Following on from the last answer, it’s important to ensure you don’t aim too high – because again, it could come back to haunt you, especially if you’re not qualified.

For example, if you’re being interviewed for a junior digital marketing role, it’s highly unlikely that you’ll be involved in creating strategies for major international clients – so suggesting that you’re going to come up with a killer strategy for one of their key clients in your first 30 days probably isn’t the way to go. Remember; no one expects you to walk into a role and be amazing at everything straight away – so you need to bear this in mind when preparing your answer.

Remember That You Still Have Things To Learn:

No matter how experienced you are, when you start a new job, whether it’s programmes, work methodologies or best practices, there are always new things to learn – so, again, this is something you need to remember.

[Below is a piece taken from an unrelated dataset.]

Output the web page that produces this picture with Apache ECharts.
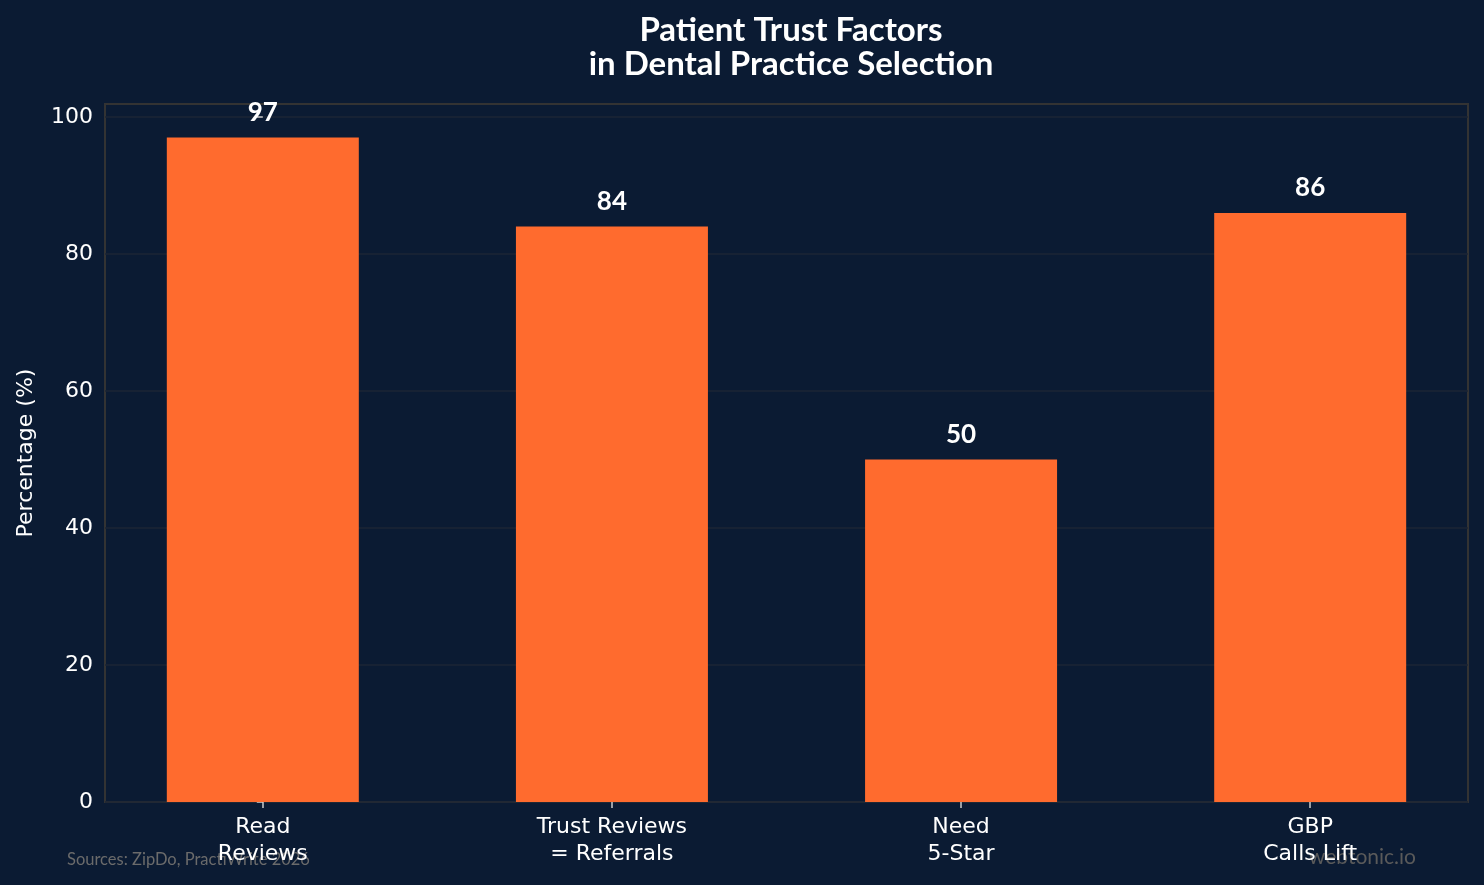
<!DOCTYPE html>
<html>
<head>
<meta charset="utf-8">
<script src="https://cdn.jsdelivr.net/npm/echarts@6/dist/echarts.min.js"></script>
<style>
html,body{margin:0;padding:0;background:#0b1b33;}
#c{width:1484px;height:885px;}
</style>
</head>
<body>
<div id="c"></div>
<script>
const categories = ['Read\nReviews', 'Trust Reviews\n= Referrals', 'Need\n5-Star', 'GBP\nCalls Lift'];
const values = [97, 84, 50, 86];
const yTicks = [0, 20, 40, 60, 80, 100];

const chart = echarts.init(document.getElementById('c'), null, {renderer: 'canvas'});
const positions = categories.map((_, i) => i);

chart.setOption({
  backgroundColor: '#0b1b33',
  animation: false,
  title: {
    text: 'Patient Trust Factors\nin Dental Practice Selection',
    left: 786, top: 8, textAlign: 'center',
    textStyle: {color: '#ffffff', fontFamily: 'Lato', fontWeight: 'bold', fontSize: 33, lineHeight: 34}
  },
  grid: {
    left: 105, top: 104, width: 1363, height: 698,
    show: true, borderColor: '#333333', borderWidth: 2, backgroundColor: 'transparent'
  },
  xAxis: {
    type: 'value', min: -0.452, max: 3.452,
    axisLine: {show: false},
    splitLine: {show: false},
    axisTick: {show: true, customValues: positions, length: 6, lineStyle: {color: '#cccccc', width: 1.5}},
    axisLabel: {
      customValues: positions, color: '#ffffff', fontFamily: 'DejaVu Sans', fontSize: 22,
      lineHeight: 27, margin: 12,
      formatter: v => categories[Math.round(v)]
    }
  },
  yAxis: {
    type: 'value', min: 0, max: 101.9, interval: 20,
    name: 'Percentage (%)', nameLocation: 'middle', nameGap: 68, nameRotate: 90,
    nameTextStyle: {color: '#ffffff', fontFamily: 'DejaVu Sans', fontSize: 22},
    axisLine: {show: false},
    axisTick: {show: true, customValues: yTicks, length: 6, lineStyle: {color: '#cccccc', width: 1.5}},
    axisLabel: {customValues: yTicks, color: '#ffffff', fontFamily: 'DejaVu Sans', fontSize: 22, margin: 12},
    splitLine: {show: true, lineStyle: {color: '#1c2636', width: 1.5}}
  },
  series: [
    {
      type: 'bar',
      data: values.map((v, i) => [positions[i], v]),
      barWidth: 192,
      itemStyle: {color: '#ff6b2e'},
      label: {
        show: true, position: 'top', distance: 12,
        color: '#ffffff', fontFamily: 'Lato', fontWeight: 'bold', fontSize: 26
      },
      z: 3
    }
  ],
  graphic: [
    {type: 'text', left: 67, top: 851, style: {text: 'Sources: ZipDo, PractiWrite 2026', fill: '#6b6b6b', font: '16.5px Lato'}, z: 0},
    {type: 'text', right: 68, top: 847, style: {text: 'webtonic.io', fill: '#5a5a5a', font: '21px Lato'}, z: 0}
  ]
});
</script>
</body>
</html>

When you’re preparing your answer, it’s always a good idea to mention that in your first 30 days you’re going to get to know the team, become familiar with the company’s brand and get to grips with the company’s best practices. This shows that you want to work hard to fit in and it suggests you’re keen to work for them over a long period of time.

Remember Who You’re Talking To:

As we’ve mentioned before, when answering job interview questions, it’s important to remember who you’re talking to at all times to avoid talking yourself out of the job.

OK, so you might be keen to completely revamp the company’s eCommerce site and you might have spotted 10 things that you could fix straight away, but it’s probably not a good idea to say you’re going to “make the eCommerce site 100 times better” if you’re being interviewed by the company’s very own eCommerce Manager (and they’re going to be your new boss!). Instead you could say you’re keen to “work with the eCommerce team to identify and investigate a few potential areas for improvement”.

Make A Long-Term Target List & Scale It Down:

If you’re having a bit of trouble picturing your first 30 days in the role, it can be a good idea to think about what you want to achieve from the role overall or in the first six to 12 months and then try and scale it back to the first 30 days.

For example, your aim might be to create a brand new customer-focused community section of the site which can help improve customer service and overall sales – but it’s going to be pretty hard to build it and get the interaction up to a decent level in just 30 days. Instead, think about what could realistically be achieved in that time – for example in this case it might be holding some brainstorming meetings with the development team or finding the best platform on which to host the community.